Could it be that women are more likely to have a PhD in countries which pay higher salaries, and males with a PhD are more highly represented in countries which pay lower salaries compared to females?

To answer this question we will need to look beyond our dataset. Using the data from https://www.worldometers.info/gdp/gdp-by-country/ we can append a GDP column to our dataset and get a very rough idea of whether there is an obvious case for an influence of GDP per capita on PhD salary between the two groups.

View code:

# Set the figure size
plt.figure(figsize=(18, 6))

# Create a custom color palette using the 'GDP' values
custom_palette = sns.color_palette("viridis", len(gdp_data['GDP']))

# Create the bar plot with the custom color palette
sns.barplot(x='country', y='GDP', data=gdp_data, palette=custom_palette)

# Rotate the x-axis labels for better visibility if needed
plt.xticks(rotation=90)

# Set the axis labels and plot title
plt.xlabel('Country')
plt.ylabel('GDP')
plt.title('GDP by Country')

# Show the plot
plt.show()

# Calculate the median GDP value
median_gdp = df['GDP'].median()

# Create a new column 'GDP_category' based on the GDP value compared to the median
df['GDP_category'] = ['Low' if gdp < median_gdp else 'High' for gdp in df['GDP']]

# Filter the DataFrame to include only females and males with PhDs
female_phd = df[(df['gender'] == 'Female') & (df['education'] == 'PhD')]
male_phd = df[(df['gender'] == 'Male') & (df['education'] == 'PhD')]

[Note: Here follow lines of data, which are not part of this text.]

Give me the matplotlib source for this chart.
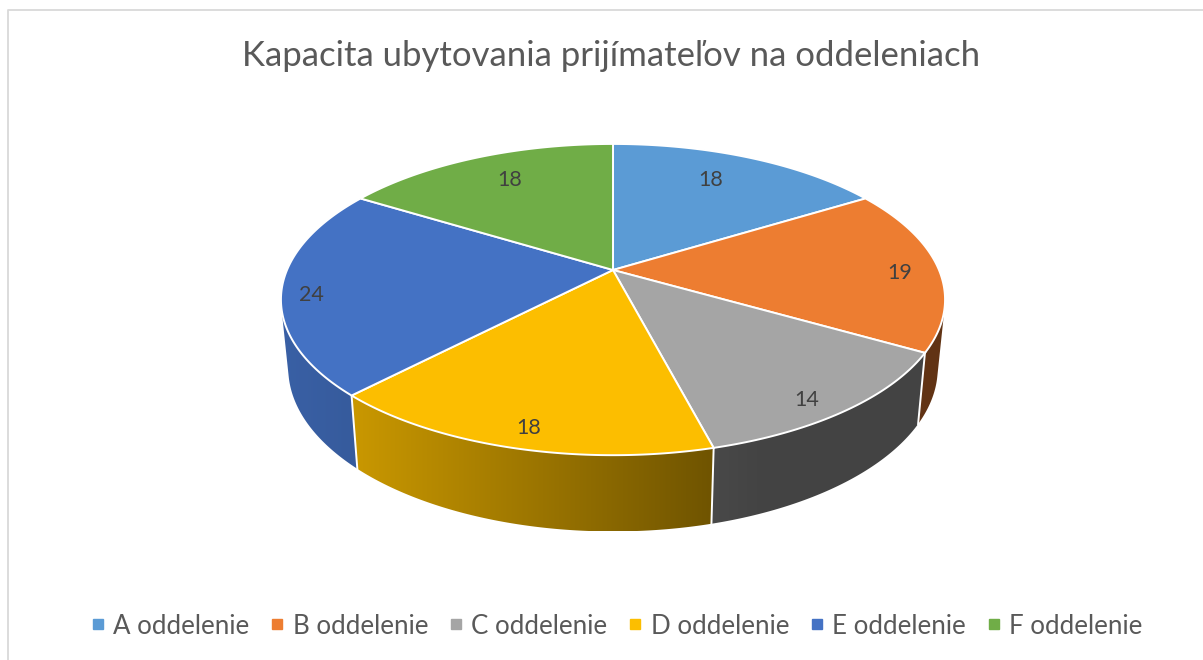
import numpy as np
import matplotlib
matplotlib.use("Agg")
import matplotlib.pyplot as plt
from matplotlib.patches import Polygon
from matplotlib.lines import Line2D

plt.rcParams['font.family'] = ['Lato', 'DejaVu Sans']

title = "Kapacita ubytovania prijímateľov na oddeleniach"
categories = ['A oddelenie', 'B oddelenie', 'C oddelenie', 'D oddelenie', 'E oddelenie', 'F oddelenie']
values = [18, 19, 14, 18, 24, 18]
colors = ['#5B9BD5', '#ED7D31', '#A5A5A5', '#FCBE00', '#4472C4', '#70AD47']
text_color = '#595959'
label_xy = [(711, 180), (900, 273), (807, 400), (529, 428), (311, 295), (510, 180)]

# perspective of the disc
cx, cy = 613, 270
r, s, k = 326, 150, 0.19


def top_xy(theta):
    u = np.sin(theta)
    v = -np.cos(theta)
    w = 1 - k * v
    return cx + r * u / w, cy + s * v / w


def bottom_xy(theta):
    x, y = top_xy(theta)
    return cx + (x - cx) * 0.978, cy + (y - cy) * 1.05 + 67


def shade(x):
    return np.interp(x, [285, 352, 714, 760], [0.84, 0.80, 0.44, 0.41])


def hull(points):
    pts = sorted(set(map(tuple, points)))
    def half(seq):
        out = []
        for p in seq:
            while len(out) > 1 and ((out[-1][0] - out[-2][0]) * (p[1] - out[-2][1])
                                    - (out[-1][1] - out[-2][1]) * (p[0] - out[-2][0])) <= 0:
                out.pop()
            out.append(p)
        return out[:-1]
    return half(pts) + half(pts[::-1])


fig = plt.figure(figsize=(12.03, 6.6), dpi=100)
ax = fig.add_axes([0, 0, 1, 1])
ax.axis('off')

# frame
ax.plot([7.5, 7.5, 1203], [660, 9.5, 9.5], color='#D9D9D9', lw=1.3)

edges = np.concatenate([[0], np.cumsum(values)]) / sum(values) * 2 * np.pi
rgb = [np.array(matplotlib.colors.to_rgb(c)) for c in colors]

# sides, only the front half shows; gradient runs left to right
for i in [1, 4, 2, 3]:
    th = np.linspace(edges[i], edges[i + 1], 200)
    xt, yt = top_xy(th)
    xb, yb = bottom_xy(th)
    outline = hull(np.column_stack([np.r_[xt, xb], np.r_[yt, yb]]))
    x0, x1 = min(p[0] for p in outline), max(p[0] for p in outline)
    y0, y1 = min(p[1] for p in outline), max(p[1] for p in outline)
    xs = np.linspace(x0, x1, 400)
    grad = np.outer(shade(xs), rgb[i]).reshape(1, -1, 3)
    im = ax.imshow(grad, extent=(x0, x1, y1, y0), aspect='auto', zorder=2, interpolation='bilinear')
    im.set_clip_path(Polygon(outline, closed=True, transform=ax.transData))

# white seams on the side
for i in [2, 3, 4]:
    x0, y0 = top_xy(edges[i])
    x1, y1 = bottom_xy(edges[i])
    ax.plot([x0, x1], [y0, y1], color='white', lw=1.4, zorder=3)

# top faces
for i in range(len(values)):
    th = np.linspace(edges[i], edges[i + 1], 200)
    xt, yt = top_xy(th)
    pts = np.column_stack([np.r_[cx, xt], np.r_[cy, yt]])
    ax.add_patch(Polygon(pts, closed=True, fc=colors[i], ec='white', lw=1.4, zorder=4))

for val, (lx, ly) in zip(values, label_xy):
    ax.text(lx, ly, str(val), ha='center', va='center', fontsize=15.5, color='#404040', zorder=5)

ax.text(611, 56, title, ha='center', va='center', fontsize=25, color=text_color)

ax.set_xlim(0, 1203)
ax.set_ylim(660, 0)

handles = [Line2D([], [], ls='none', marker='s', ms=7.2, color=c) for c in colors]
ax.legend(handles, categories, loc='center', bbox_to_anchor=(614.5 / 1203, 1 - 626 / 660), ncol=6,
          frameon=False, fontsize=18.6, labelcolor=text_color, handletextpad=0.15,
          columnspacing=0.62, handlelength=0.9, borderpad=0, borderaxespad=0)

fig.savefig('out.png', dpi=100)
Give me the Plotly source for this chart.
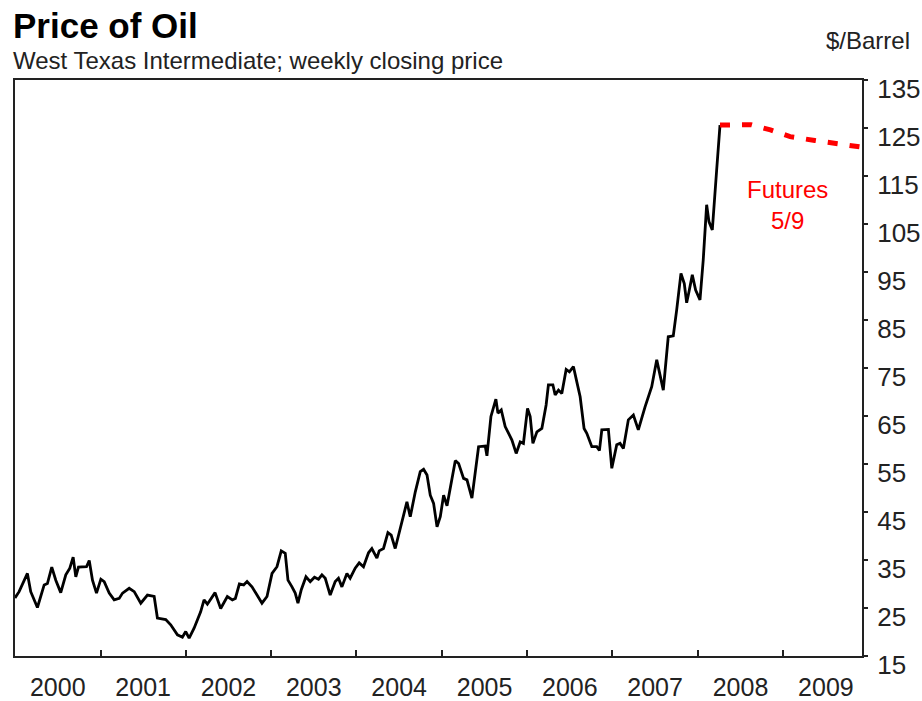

# Group by 'GDP_category' and 'gender' and calculate the proportions
female_proportions = female_phd.groupby('GDP_category').size() / len(female_phd)
male_proportions = male_phd.groupby('GDP_category').size() / len(male_phd)

# Print the proportions
print("Proportions of Females with PhDs:")
print(female_proportions)
print("\nProportions of Males with PhDs:")
print(male_proportions)

The output shows that there is no significance difference between the proportion of females with PhDs from high/low GDP countries and the proportion of males with PhDs from high/low GDP countries. The fact that women with PhDs are earning more than men with PhDs is not explained by the country data. As I did not know much about the origin of this dataset, it does not seem fruitful to speculate on the findings of this analysis, as this dataset could have been generated for practice purposes only.

I continued by taking a look at how income and spending vary between education groups, and age groups.

There was no clear relationship between the spending of different age groups within education categories.

On the other hand, spending seemed to increase with age in 3 of the 4 education groups.

I finished this analysis by separating countries into continents using the pycountry package.

The size of the data point representing the average income for those individuals in our dataset from a particular continent. The data points are also set up as Piecharts, showing the distribution of education levels within each country.

This was a nice project to explore and practice the use of python packages; pandas, matplotlib, seaborn, pycountry and Microsoft Power BI to provide different types of visuals to a novel dataset. It would have been nice to know more about the origins of this particular dataset, as there are some unexpected results (females with PhD earning more than males on average). There was also an extraordinary distribution of very well balanced data between 239 countries and the 4 education levels. It seems likely that the data has been generated for data analysis practice purposes and to that end it was nice, but I would be very cautious about suggesting it provides any real-world insights (which would have made the outcomes much more interesting!).